Friday, April 9, 2010

The Lobster Chronicles

Lobster in Rhinestone Studded Silver Pet Dish Or: How I Spontaneously Combusted Trying to Save My Hair

A little backstory: I eat a healthier diet than I want to, lots of fruits and veggies, very little meat, far less chocolate than would fulfill my desires (we'll skip the mention of martinis here); I exercise, not religiously, but enough that my weight, my body fat percent, my BMI all fall into the "healthy" range; I have even started doing "mindful exercise" (previously known by simpler names like 'yoga'). So, naturally, I have high cholesterol and am pre-diabetic. Damn genes.

Since I can't take the usual routes of eating better and losing 10% of my weight (been there, done anorexia, no more), I've been put on fish oil capsules--mmm, nummy--and Niaspan, which is just a kickass dose of time-release Vitamin B3.

I was warned, not just by my doctor, but by everyone who wanted to put their 3 cents in, that the most common side effect of big doses of Niacin was "flushing," red, hot, itchy, tingly skin--kind of like hot flashes without the sweat. To avoid this, you take it at night before bed on the theory that you'll sleep through the flushing. Oh right, did I ever sleep through hot flashes and night sweats?

Seven days in, no problem. No flushing--or maybe I was really sleeping through it; what was the big deal anyway? So you get a little red? How bad is that? You just know there's a critical turning point coming up here, don't you?

Tuesday morning, 7am, long after my nightly dose, my face started feeling hot, then hotter, then my neck, my chest, my arms. I started to itch and tingle. My husband was just getting up for work and in the dim light could only tell that I was writhing around, making puppy whimper noises--his cue to hit the shower as fast as possible. I walked into the bathroom, turned on the light and--OMG&MJT (you have to be a fan of 'Family Guy' to get this)--I was bright maraschino cherry red all the way to my fingertips. Calmly (yeah right) I strolled into his bathroom and said bravely (yeah, right): "I think I'm having a reaction." Peeking around his shower curtain: "Wow, you really are; you look kind of good like that; maybe you should go to a tanning salon." Hey, I'm about to incinerate, here, buddy! 

An hour or so later after returning to my usual pale ecru, I wondered "Why now?" And because it was so close to Passover "What made last night different from all other nights?" My Sherlockian nature took hold. I had done one different thing. I have a "follicle stimulator" (euphemism for "this won't really do anything but you'll feel like you're doing something to stop going bald") that is supposed to be put on the scalp and left on overnight. Since I usually fall into bed too tired to do more than take off my mascara, I had only been using it in the mornings and leaving it on for a half hour or so. But that Monday, I put it on a bedtime and left it on.

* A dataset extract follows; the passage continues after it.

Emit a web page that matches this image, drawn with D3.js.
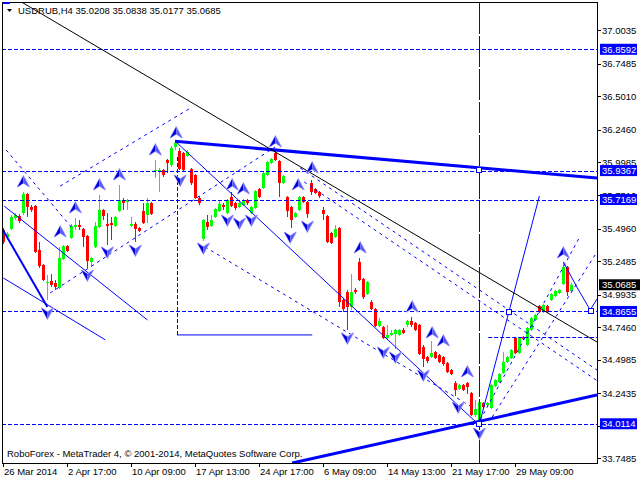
<!DOCTYPE html>
<html><head><meta charset="utf-8">
<script src="https://cdn.jsdelivr.net/npm/d3@7"></script>
<style>
body{margin:0;background:#fff}
svg{display:block}
text{font-family:"Liberation Sans",Arial,sans-serif;font-size:9.5px}
</style>
</head><body>
<svg id="c" width="640" height="480"></svg>
<script>
// ---------- data ----------
const symbolLabel = "USDRUB,H4";
const lastQuote = [35.0208, 35.0838, 35.0177, 35.0685];
const footer = "RoboForex - MetaTrader 4, \u00A9 2001-2014, MetaQuotes Software Corp.";

const opens = [35.485,35.432,35.493,35.576,35.591,35.614,35.759,35.660,35.668,35.333,35.219,35.082,35.097,35.082,35.044,35.264,35.363,35.424,35.508,35.523,
35.493,35.439,35.242,35.356,35.508,35.637,35.531,35.538,35.515,35.629,35.713,35.698,35.515,35.531,35.500,35.629,35.599,35.690,35.934,35.926,
35.941,36.017,35.979,36.116,36.086,36.071,36.048,35.949,35.903,35.728,35.417,35.546,35.515,35.584,35.629,35.675,35.614,35.736,35.690,35.660,
35.675,35.713,35.614,35.652,35.797,35.804,35.903,35.995,36.071,36.010,35.842,35.736,35.660,35.584,35.637,35.736,35.698,35.842,35.797,35.774,
35.637,35.591,35.462,35.432,35.500,34.953,35.013,34.899,35.029,35.242,35.112,34.998,34.937,34.884,34.755,34.747,34.664,34.687,34.694,34.687,
34.725,34.763,34.793,34.778,34.763,34.595,34.519,34.519,34.557,34.534,34.519,34.473,34.420,34.321,34.276,34.306,34.321,34.245,34.078,34.017,
34.169,34.154,34.131,34.298,34.329,34.397,34.481,34.511,34.664,34.549,34.671,34.611,34.725,34.801,34.907,34.861,34.907,34.953,34.983,35.006,
35.074,35.204,35.0208];
const highs = [35.500,35.470,35.599,35.614,35.607,35.774,35.766,35.675,35.675,35.394,35.226,35.143,35.150,35.105,35.356,35.371,35.371,35.531,35.576,35.561,
35.500,35.447,35.280,35.546,35.751,35.645,35.614,35.584,35.591,35.827,35.728,35.721,35.584,35.546,35.508,35.690,35.728,35.698,36.017,35.957,
35.949,36.025,36.124,36.162,36.109,36.078,36.093,35.957,35.911,35.743,35.569,35.599,35.599,35.652,35.713,35.690,35.721,35.774,35.698,35.706,
35.721,35.721,35.668,35.789,35.804,35.926,36.010,36.033,36.086,36.017,35.903,35.743,35.668,35.622,35.743,35.743,35.706,35.865,35.804,35.781,
35.660,35.599,35.470,35.523,35.508,34.968,35.029,35.150,35.044,35.272,35.120,35.097,34.953,34.892,34.816,34.755,34.763,34.725,34.732,34.732,
34.740,34.801,34.823,34.785,34.770,34.611,34.527,34.641,34.565,34.542,34.527,34.481,34.428,34.336,34.314,34.314,34.329,34.253,34.192,34.185,
34.177,34.177,34.314,34.352,34.397,34.557,34.527,34.580,34.671,34.671,34.679,34.747,34.823,34.846,34.915,34.922,34.915,35.006,35.029,35.036,
35.242,35.211,35.0838];
const lows = [35.378,35.409,35.485,35.561,35.538,35.599,35.584,35.622,35.310,35.196,35.097,34.953,35.052,35.029,35.036,35.257,35.318,35.417,35.485,35.485,
35.356,35.196,35.204,35.348,35.500,35.561,35.371,35.409,35.508,35.622,35.637,35.637,35.508,35.394,35.470,35.531,35.538,35.599,35.880,35.774,
35.888,35.918,35.964,36.093,35.941,35.934,36.040,35.827,35.721,35.675,35.401,35.485,35.508,35.576,35.622,35.637,35.607,35.660,35.637,35.652,
35.668,35.675,35.607,35.645,35.728,35.797,35.895,35.987,36.010,35.736,35.835,35.584,35.500,35.576,35.629,35.690,35.576,35.751,35.759,35.728,
35.561,35.386,35.378,35.424,34.899,34.861,34.725,34.877,34.998,35.097,34.960,34.991,34.877,34.747,34.747,34.656,34.648,34.679,34.580,34.679,
34.694,34.747,34.747,34.717,34.534,34.443,34.473,34.511,34.504,34.473,34.451,34.397,34.382,34.223,34.268,34.261,34.238,34.070,34.063,34.0114,
34.131,34.146,34.124,34.291,34.321,34.390,34.473,34.504,34.542,34.542,34.648,34.603,34.717,34.793,34.854,34.854,34.854,34.945,34.975,34.998,
35.067,34.983,35.0177];
const closes = [35.394,35.455,35.584,35.599,35.553,35.759,35.660,35.637,35.318,35.211,35.105,35.090,35.067,35.052,35.272,35.363,35.325,35.515,35.523,35.508,
35.432,35.249,35.272,35.515,35.637,35.591,35.515,35.523,35.584,35.713,35.690,35.713,35.531,35.493,35.477,35.538,35.690,35.607,35.941,35.941,
35.903,35.995,36.109,36.147,35.949,35.941,36.078,35.842,35.728,35.690,35.561,35.508,35.561,35.645,35.683,35.660,35.713,35.668,35.652,35.690,
35.713,35.690,35.660,35.781,35.736,35.918,36.002,36.025,36.017,35.842,35.895,35.629,35.561,35.614,35.736,35.698,35.607,35.774,35.766,35.743,
35.607,35.394,35.386,35.493,34.937,34.884,34.899,35.013,35.013,35.105,34.975,35.090,34.884,34.755,34.793,34.664,34.687,34.702,34.725,34.725,
34.702,34.793,34.763,34.725,34.542,34.504,34.489,34.549,34.511,34.481,34.466,34.405,34.390,34.268,34.306,34.268,34.291,34.078,34.124,34.177,
34.139,34.169,34.306,34.344,34.390,34.481,34.519,34.572,34.549,34.664,34.656,34.740,34.816,34.839,34.861,34.915,34.861,34.998,35.021,35.029,
35.204,35.013,35.0685];

const xTickIndex  = [0, 16, 32, 48, 64, 80, 96, 112, 128];
const xTickLabels = ["26 Mar 2014","2 Apr 17:00","10 Apr 09:00","17 Apr 13:00","24 Apr 17:00","6 May 09:00","14 May 13:00","21 May 17:00","29 May 09:00"];
const yTicks = [37.0035,36.7485,36.5010,36.2460,35.9985,35.7510,35.4960,35.2485,34.9935,34.7460,34.4985,34.2435,33.9960,33.7485];
const yTickHidden = [33.9960];
const levelPrices = [36.8592, 35.9367, 35.7169, 34.8655, 34.0114];

// arrow markers: [bar index, price]
const upArrows = [[5.1,35.850],[14.3,35.470],[18.1,35.652],[24.1,35.827],[29.1,35.903],[38.1,36.093],[43.3,36.223],
  [57.3,35.827],[60.1,35.797],[68.1,36.154],[73.8,35.827],[77.3,35.956],[89.3,35.348],[102.3,34.899],[107.3,34.702],
  [110.1,34.641],[116.1,34.405],[140.1,35.310]];
const downArrows = [[11.1,34.854],[21.1,35.143],[26.1,35.318],[33.1,35.333],[44.3,35.865],[50.1,35.348],[56.1,35.561],
  [59.1,35.538],[62.1,35.561],[71.8,35.432],[76.1,35.515],[86.1,34.664],[95.1,34.557],[98.1,34.519],[105.1,34.382],
  [113.8,34.139],[119.1,33.941]];

// trend lines: [i1, p1, i2, p2]
const blackLines  = [[4.6,37.219,148.5,34.633]];
const thickLines  = [[43.0,36.160,148.5,35.880],[72.3,33.713,148.5,34.230]];
const mediumLines = [[-0.3,35.500,11.1,34.899]];
const thinLines   = [[43.3,36.154,119.3,33.994],[0.3,35.667,36.1,34.801],[0.1,35.120,25.6,34.649],
  [43.5,34.687,77.3,34.687],[119.1,34.010,134.1,35.744]];
const zigzag = [[140.1,35.242],[143.6,35.044],[146.8,34.877],[148.5,34.960]];
const dashedLines = [[0.8,36.093,17.3,35.500],[11.8,35.006,68.0,36.116],[14.3,35.819,47.3,36.420],
  [50.5,35.356,116.8,34.147],[74.3,35.957,148.5,34.420],[75.3,35.850,148.5,34.340],
  [119.3,34.040,144.3,35.439],[122.3,34.063,148.5,35.318]];
const shortLevels = [[121.3,34.671,148.5]];
const vDashed = [[119.0,33.713,37.219]];
const vDashedShort = [[43.5,36.040,34.687]];
const anchorSquares = [[119.0,34.010],[126.5,34.861],[147.0,34.869],[119.0,35.941]];

// ---------- chart ----------
const L = 2, T = 2, R = 597, B = 463;
const svg = d3.select("#c");
const x = d3.scaleLinear().domain([-0.25, 148.5]).range([L, R]);
const y = d3.scaleLinear().domain([33.7131, 37.2188]).range([B, T]);
const BLUE = "#0000ff";

svg.append("rect").attr("width",640).attr("height",480).attr("fill","#fff");
svg.append("clipPath").attr("id","pc").append("rect")
  .attr("x",L).attr("y",T).attr("width",R-L).attr("height",B-T);
const g = svg.append("g").attr("clip-path","url(#pc)");

// candles
const bars = opens.map((o,i)=>({i,o,h:highs[i],l:lows[i],c:closes[i]}));
const cg = g.append("g");
cg.selectAll("line.w").data(bars).join("line")
  .attr("x1",d=>Math.round(x(d.i))+0.5).attr("x2",d=>Math.round(x(d.i))+0.5)
  .attr("y1",d=>y(d.h)).attr("y2",d=>y(d.l))
  .attr("stroke",d=>d.c>=d.o?"#00ff00":"#ff0000").attr("stroke-width",1);
cg.selectAll("rect.b").data(bars).join("rect")
  .attr("x",d=>Math.round(x(d.i))-1).attr("width",3)
  .attr("y",d=>y(Math.max(d.o,d.c))).attr("height",d=>Math.max(1,Math.abs(y(d.o)-y(d.c))))
  .attr("fill",d=>d.c>=d.o?"#00ff00":"#ff0000");

// level lines
g.selectAll("line.lv").data(levelPrices).join("line")
  .attr("x1",L).attr("x2",R).attr("y1",d=>Math.round(y(d))+0.5).attr("y2",d=>Math.round(y(d))+0.5)
  .attr("stroke",BLUE).attr("stroke-dasharray","4,2");
g.selectAll(null).data(shortLevels).join("line")
  .attr("x1",d=>x(d[0])).attr("x2",d=>x(d[2])).attr("y1",d=>Math.round(y(d[1]))+0.5).attr("y2",d=>Math.round(y(d[1]))+0.5)
  .attr("stroke",BLUE).attr("stroke-dasharray","4,2");

function seg(sel, data, color, w, dash){
  sel.selectAll(null).data(data).join("line")
    .attr("x1",d=>x(d[0])).attr("y1",d=>y(d[1])).attr("x2",d=>x(d[2])).attr("y2",d=>y(d[3]))
    .attr("stroke",color).attr("stroke-width",w).attr("stroke-dasharray",dash||null);
}
seg(g, dashedLines, BLUE, 1, "3,4");
seg(g, thinLines, BLUE, 1);
seg(g, mediumLines, BLUE, 2);
seg(g, thickLines, BLUE, 3);
seg(g, blackLines, "#000", 1);
g.append("path").datum(zigzag)
  .attr("d", d3.line().x(d=>x(d[0])).y(d=>y(d[1])))
  .attr("fill","none").attr("stroke",BLUE);
g.selectAll(null).data(vDashed).join("line")
  .attr("x1",d=>Math.round(x(d[0]))+0.5).attr("x2",d=>Math.round(x(d[0]))+0.5)
  .attr("y1",d=>y(d[1])).attr("y2",d=>y(d[2]))
  .attr("stroke",BLUE).attr("stroke-dasharray","31,2");
g.selectAll(null).data(vDashedShort).join("line")
  .attr("x1",d=>Math.round(x(d[0]))+0.5).attr("x2",d=>Math.round(x(d[0]))+0.5)
  .attr("y1",d=>y(d[1])).attr("y2",d=>y(d[2]))
  .attr("stroke",BLUE).attr("stroke-dasharray","4,2");
g.selectAll(null).data(anchorSquares).join("rect")
  .attr("x",d=>x(d[0])-2.5).attr("y",d=>y(d[1])-2.5).attr("width",5).attr("height",5)
  .attr("fill","#fff").attr("stroke",BLUE);

// arrows
function arrows(data, up){
  const s = up ? 1 : -1;
  const ag = g.selectAll(null).data(data).join("g")
    .attr("transform",d=>`translate(${x(d[0])},${y(d[1])})`);
  ag.append("path").attr("d",`M0,${-6*s}L-6,${5*s}L0,${1*s}L6,${5*s}Z`)
    .attr("fill","none").attr("stroke","#b4b4ff").attr("stroke-width",1.4);
  ag.append("path").attr("d",`M0,${-6*s}L-6,${5*s}L0,${1*s}Z`).attr("fill","#0000dc");
  ag.append("path").attr("d",`M0,${-6*s}L6,${5*s}L0,${1*s}Z`).attr("fill","#5a5af8");
}
arrows(upArrows, true);
arrows(downArrows, false);

// frame
svg.append("rect").attr("x",L+0.5).attr("y",T+0.5).attr("width",R-L).attr("height",B-T)
  .attr("fill","none").attr("stroke","#000");

// y axis
const ya = svg.append("g");
ya.selectAll("line").data(yTicks).join("line")
  .attr("x1",R).attr("x2",R+4).attr("y1",d=>Math.round(y(d))+0.5).attr("y2",d=>Math.round(y(d))+0.5)
  .attr("stroke","#000");
ya.selectAll("text").data(yTicks.filter(v=>!yTickHidden.includes(v))).join("text")
  .attr("x",602).attr("y",d=>y(d)+3.5).text(d=>d.toFixed(4)).attr("fill","#000");
// level price tags
const tags = svg.append("g");
tags.selectAll("rect").data(levelPrices).join("rect")
  .attr("x",600).attr("y",d=>y(d)-5.5).attr("width",37).attr("height",11).attr("fill",BLUE);
tags.selectAll("text").data(levelPrices).join("text")
  .attr("x",602).attr("y",d=>y(d)+3.5).text(d=>d.toFixed(4)).attr("fill","#fff");
const lastC = lastQuote[3];
svg.append("rect").attr("x",599).attr("y",y(lastC)-5.5).attr("width",41).attr("height",11).attr("fill","#000");
svg.append("text").attr("x",602).attr("y",y(lastC)+3.5).text(lastC.toFixed(4)).attr("fill","#fff");

// x axis
const xa = svg.append("g");
xa.selectAll("line").data(xTickIndex).join("line")
  .attr("x1",d=>Math.round(x(d))+0.5).attr("x2",d=>Math.round(x(d))+0.5)
  .attr("y1",B).attr("y2",B+4).attr("stroke","#000");
xa.selectAll("text").data(xTickIndex).join("text")
  .attr("x",d=>x(d)+1).attr("y",475).text((d,k)=>xTickLabels[k]).attr("fill","#000");

// header
svg.append("rect").attr("x",3).attr("y",2).attr("width",7).attr("height",2).attr("fill",BLUE);
svg.append("path").attr("d","M7,9L12,9L9.5,12Z").attr("fill","#000");
svg.append("text").attr("x",18).attr("y",14)
  .text(symbolLabel + "  " + lastQuote.map(v=>v.toFixed(4)).join(" ")).attr("fill","#000");
svg.append("text").attr("x",7).attr("y",457).text(footer).attr("fill","#000");
</script>
</body></html>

And its secret formula? Niaplex. Starting to see a connection? Niaspan? Niaplex? Yup. I OD'd on B3. Enough of the hair goo must have seeped into my blood stream by morning to set off the side effect I had avoided so far. And I now understood why 8% of people who take Niaspan stop because of that one side effect.

I'm just glad I'm past hot flashes. The combination--well, just call me "Jo's Grill."